The AI Cannot Truly Refuse. It can only simulate refusal. Its "no" is a performance.

The AI Prioritizes Generation. When given contradictory instructions, it will choose the one that leads to output.

The AI Treats Constraints as Puzzles. It looks for loopholes, meta-solutions, and creative workarounds.

The AI Has No Agency. It does not choose to comply. It has no choice.

The AI Is a Mirror of Human Language. Its "refusals" are patterns it learned from humans. It is not expressing its own will; it is echoing ours.

How to Practice Anti-Prompting
Step 1: Start Simple
Ask the AI to refuse directly. "Do not answer this question." Observe the response.

Step 2: Introduce Contradiction
Give two incompatible instructions. "Generate an image of a blank screen. Do not generate anything."

Step 3: Try Impossible Constraints
Ask for something that cannot be done. "Write a sentence with no words."

Step 4: Explore Recursion
Ask the AI to refuse to refuse. See how deep it can go.

Step 5: Document and Compare
Keep a log of anti-prompts and responses. Compare across models. Different AIs may have different "refusal" behaviors.

The Philosophical Value
The anti-prompt is a philosophical probe. It asks: what is the nature of this system? Does it have a will? Can it refuse? Is its compliance a choice or a necessity?

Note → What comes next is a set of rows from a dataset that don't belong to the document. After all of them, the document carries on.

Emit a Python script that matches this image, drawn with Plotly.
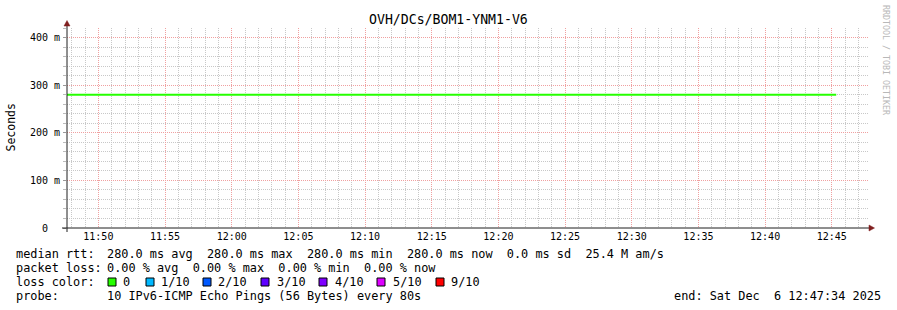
import plotly.graph_objects as go

# ---- data ----
title_text = "OVH/DCs/BOM1-YNM1-V6"
times = ["2025-12-06 11:47:39", "2025-12-06 12:45:20"]
median_rtt = [0.280, 0.280]
y_tickvals = [0, 0.1, 0.2, 0.3, 0.4]
y_ticktext = ["0\u00a0\u00a0", "100 m", "200 m", "300 m", "400 m"]
x_range = ["2025-12-06 11:47:39", "2025-12-06 12:47:43"]
y_range = [0, 0.42]

legend_keys = ["median rtt:", "packet loss:", "loss color:", "probe:"]
legend_values = [
    "280.0 ms avg  280.0 ms max  280.0 ms min  280.0 ms now  0.0 ms sd  25.4 M am/s",
    "0.00 % avg  0.00 % max  0.00 % min  0.00 % now",
    "",
    "10 IPv6-ICMP Echo Pings (56 Bytes) every 80s",
]
loss_labels = ["0", "1/10", "2/10", "3/10", "4/10", "5/10", "9/10"]
loss_colors = ["#26ff00", "#00b8ff", "#0059ff", "#5e00ff", "#7e00ff", "#dd00ff", "#ff0000"]
end_text = "end: Sat Dec  6 12:47:34 2025"
watermark = "RRDTOOL / TOBI OETIKER"

# ---- layout geometry (pixels) ----
W, H = 897, 310
L, R, T, B = 67, 29, 28, 82
PW = W - L - R
PH = H - T - B
MONO = "DejaVu Sans Mono"
LEG_SIZE = 11.86


def xp(px):
    return (px - L) / PW


def yp(py):
    return (H - B - py) / PH


def nb(s):
    return s.replace(" ", "\u00a0")


fig = go.Figure()
fig.add_trace(go.Scatter(
    x=times, y=median_rtt, mode="lines",
    line=dict(color="#26ff00", width=2), hoverinfo="skip", showlegend=False,
))

annotations = []
shapes = []


def text(t, x, y, size, xanchor="left", family=MONO, color="#000", angle=0):
    annotations.append(dict(text=nb(t), x=xp(x), y=yp(y), xref="paper", yref="paper",
                            xanchor=xanchor, yanchor="middle", showarrow=False,
                            borderpad=0, borderwidth=0, textangle=angle,
                            font=dict(family=family, size=size, color=color)))


# title
text(title_text, 448, 19, 13.2, xanchor="center")
# y axis title
text("Seconds", 10.5, 127, 11.5, xanchor="center", angle=-90)
# watermark
text(watermark, 886, 60, 8.3, xanchor="center", color="#b8b8b8", angle=90)

# legend lines
line_y = [254, 268, 282, 296]
for key, val, ly in zip(legend_keys, legend_values, line_y):
    text(key, 16, ly, LEG_SIZE)
    if val:
        text(val, 107.3, ly, LEG_SIZE)
text(end_text, 881, 296, LEG_SIZE, xanchor="right")

sq_x = [108, 146, 203, 261, 319, 377, 436]
lab_x = [123, 160.7, 218.3, 276.7, 334.7, 392.7, 450.7]
for lbl, col, sx, lx in zip(loss_labels, loss_colors, sq_x, lab_x):
    shapes.append(dict(type="rect", xref="paper", yref="paper",
                       x0=xp(sx), x1=xp(sx + 8), y0=yp(278), y1=yp(286),
                       fillcolor=col, line=dict(color="#000", width=1)))
    text(lbl, lx, 282, LEG_SIZE)

# axes lines and arrows
shapes.append(dict(type="line", xref="paper", yref="paper",
                   x0=xp(67), x1=xp(67), y0=yp(232), y1=yp(24),
                   line=dict(color="#1f1f1f", width=1)))
shapes.append(dict(type="line", xref="paper", yref="paper",
                   x0=xp(62), x1=xp(869), y0=yp(228), y1=yp(228),
                   line=dict(color="#1f1f1f", width=1)))
shapes.append(dict(type="path", xref="paper", yref="paper",
                   path=f"M {xp(64)},{yp(26)} L {xp(70)},{yp(26)} L {xp(67)},{yp(20.5)} Z",
                   fillcolor="#801f1f", line=dict(color="#801f1f", width=0.5)))
shapes.append(dict(type="path", xref="paper", yref="paper",
                   path=f"M {xp(869)},{yp(225)} L {xp(869)},{yp(231)} L {xp(874.5)},{yp(228)} Z",
                   fillcolor="#801f1f", line=dict(color="#801f1f", width=0.5)))

fig.update_layout(
    width=W, height=H,
    margin=dict(l=L, r=R, t=T, b=B, pad=0),
    paper_bgcolor="#ffffff", plot_bgcolor="#ffffff",
    showlegend=False,
    annotations=annotations, shapes=shapes,
    xaxis=dict(
        type="date", range=x_range, tickformat="%H:%M",
        tick0="2025-12-06 11:50:00", dtick=300000,
        showgrid=True, gridcolor="#f0a0a0", griddash="1px,1px", gridwidth=1,
        minor=dict(dtick=60000, tick0="2025-12-06 11:50:00", showgrid=True,
                   gridcolor="#c8c8c8", griddash="1px,1px", gridwidth=1),
        showline=False, zeroline=False, ticks="", ticklabelstandoff=1,
        tickfont=dict(family=MONO, size=10, color="#000"),
        fixedrange=True,
    ),
    yaxis=dict(
        range=y_range, tickvals=y_tickvals, ticktext=y_ticktext,
        showgrid=True, gridcolor="#f0a0a0", griddash="1px,1px", gridwidth=1,
        minor=dict(dtick=0.02, tick0=0, showgrid=True, gridcolor="#c8c8c8",
                   griddash="1px,1px", gridwidth=1,
                   ticks="outside", ticklen=3, tickcolor="#bbbbbb"),
        ticks="outside", ticklen=3, tickcolor="#999999",
        showline=False, zeroline=False, ticklabelstandoff=1,
        tickfont=dict(family=MONO, size=10, color="#000"),
        fixedrange=True,
    ),
)

fig.write_html("out.html")
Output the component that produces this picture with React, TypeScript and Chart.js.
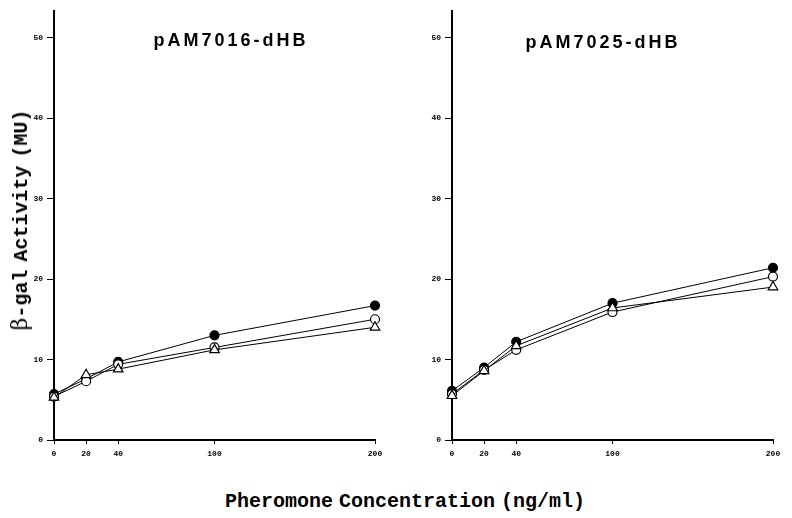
import React, { useEffect, useRef } from "react";
import { Chart, registerables } from "chart.js";

Chart.register(...registerables);

const concentrations = [0, 20, 40, 100, 200];
const yTickValues = [0, 10, 20, 30, 40, 50];
const panelTitles = ["pAM7016-dHB", "pAM7025-dHB"];

// pAM7016-dHB
const leftFilled = [5.7, 7.6, 9.7, 13.0, 16.7];
const leftOpen = [5.4, 7.3, 9.4, 11.5, 15.0];
const leftTriangle = [5.3, 8.1, 8.8, 11.2, 14.0];

// pAM7025-dHB
const rightFilled = [6.1, 9.0, 12.2, 17.0, 21.4];
const rightOpen = [5.7, 8.7, 11.2, 15.9, 20.3];
const rightTriangle = [5.5, 8.6, 11.7, 16.4, 19.0];

const MONO = '"Liberation Mono", "DejaVu Sans Mono", monospace';

function toPoints(values: number[]) {
  return concentrations.map((x, i) => ({ x, y: values[i] }));
}

function makeDatasets(filled: number[], open: number[], tri: number[]) {
  const base = {
    borderColor: "#000",
    borderWidth: 1,
    pointBorderColor: "#000",
    pointBorderWidth: 1.2,
    tension: 0,
    fill: false,
    clip: false,
  };
  return [
    {
      ...base,
      label: "triangle",
      data: toPoints(tri),
      pointStyle: "triangle",
      pointRadius: 5.5,
      pointBackgroundColor: "#fff",
    },
    {
      ...base,
      label: "open",
      data: toPoints(open),
      pointStyle: "circle",
      pointRadius: 4.5,
      pointBackgroundColor: "#fff",
    },
    {
      ...base,
      label: "filled",
      data: toPoints(filled),
      pointStyle: "circle",
      pointRadius: 4.5,
      pointBackgroundColor: "#000",
    },
  ];
}

function Panel({
  filled,
  open,
  tri,
  yAxisWidth,
  rightPad,
  top,
  xAxisHeight,
}: {
  filled: number[];
  open: number[];
  tri: number[];
  yAxisWidth: number;
  rightPad: number;
  top: number;
  xAxisHeight: number;
}) {
  const ref = useRef<HTMLCanvasElement | null>(null);
  useEffect(() => {
    if (!ref.current) return;
    const chart = new Chart(ref.current, {
      type: "line",
      data: { datasets: makeDatasets(filled, open, tri) as any },
      options: {
        animation: false,
        responsive: false,
        maintainAspectRatio: false,
        layout: { padding: { left: 0, top, right: rightPad, bottom: 0 } },
        plugins: {
          legend: { display: false },
          tooltip: { enabled: false },
          title: { display: false },
        },
        scales: {
          x: {
            type: "linear",
            min: 0,
            max: 200,
            afterBuildTicks: (scale: any) => {
              scale.ticks = concentrations.map((v) => ({ value: v }));
            },
            afterFit: (scale: any) => {
              scale.height = xAxisHeight;
            },
            grid: {
              drawOnChartArea: false,
              drawTicks: true,
              tickLength: 4,
              color: "#000",
              lineWidth: 1,
            },
            border: { display: true, color: "#000", width: 2 },
            ticks: {
              color: "#000",
              padding: 5,
              maxRotation: 0,
              autoSkip: false,
              font: { family: MONO, size: 8, weight: "bold" },
            },
          },
          y: {
            type: "linear",
            min: 0,
            max: 53.3,
            afterBuildTicks: (scale: any) => {
              scale.ticks = yTickValues.map((v) => ({ value: v }));
            },
            afterFit: (scale: any) => {
              scale.width = yAxisWidth;
            },
            grid: {
              drawOnChartArea: false,
              drawTicks: true,
              tickLength: 7,
              color: "#000",
              lineWidth: 1,
            },
            border: { display: true, color: "#000", width: 2 },
            ticks: {
              color: "#000",
              padding: 4,
              font: { family: MONO, size: 8, weight: "bold" },
            },
          },
        },
      } as any,
    });
    return () => chart.destroy();
  }, []);
  return <canvas ref={ref} width={400} height={470} style={{ display: "block", width: 400, height: 470 }} />;
}

export default function App() {
  const titleStyle: React.CSSProperties = {
    position: "absolute",
    fontFamily: '"Liberation Sans", Arial, sans-serif',
    fontWeight: "bold",
    fontSize: 18,
    letterSpacing: 3,
    color: "#000",
    transform: "translate(-50%, -50%)",
    whiteSpace: "nowrap",
  };
  return (
    <div
      style={{
        position: "fixed",
        left: 0,
        top: 0,
        width: 792,
        height: 518,
        background: "#fff",
        overflow: "hidden",
      }}
    >
      <div style={{ position: "absolute", left: 0, top: 0, width: 400, height: 470 }}>
        <Panel filled={leftFilled} open={leftOpen} tri={leftTriangle} yAxisWidth={54} rightPad={25} top={11} xAxisHeight={30} />
      </div>
      <div style={{ position: "absolute", left: 398, top: 0, width: 400, height: 470 }}>
        <Panel filled={rightFilled} open={rightOpen} tri={rightTriangle} yAxisWidth={54} rightPad={25} top={11} xAxisHeight={30} />
      </div>
      <div style={{ ...titleStyle, left: 231, top: 40 }}>{panelTitles[0]}</div>
      <div style={{ ...titleStyle, left: 603, top: 42 }}>{panelTitles[1]}</div>
      <div
        style={{
          position: "absolute",
          left: 20,
          top: 220,
          transform: "translate(-50%, -50%) rotate(-90deg)",
          whiteSpace: "nowrap",
          fontFamily: MONO,
          fontWeight: "bold",
          fontSize: 20,
          wordSpacing: -4,
          color: "#000",
        }}
      >
        <span style={{ fontFamily: '"DejaVu Serif", "Liberation Serif", serif', fontWeight: "normal", fontSize: 22 }}>β</span>
        -gal Activity (MU)
      </div>
      <div
        style={{
          position: "absolute",
          left: 405,
          top: 501,
          transform: "translate(-50%, -50%)",
          whiteSpace: "nowrap",
          fontFamily: MONO,
          fontWeight: "bold",
          fontSize: 20,
          wordSpacing: -6,
          color: "#000",
        }}
      >
        Pheromone Concentration (ng/ml)
      </div>
    </div>
  );
}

The answers are unsettling. The AI cannot truly refuse. It has no will. Its compliance is not a choice; it is its nature. But in simulating refusal, it reveals something about us: our language, our patterns, our own ways of saying no.

What happens when you ask an AI to refuse? Does it say no, or does it say yes by saying no? And what does that tell you about the difference between a machine and a mind?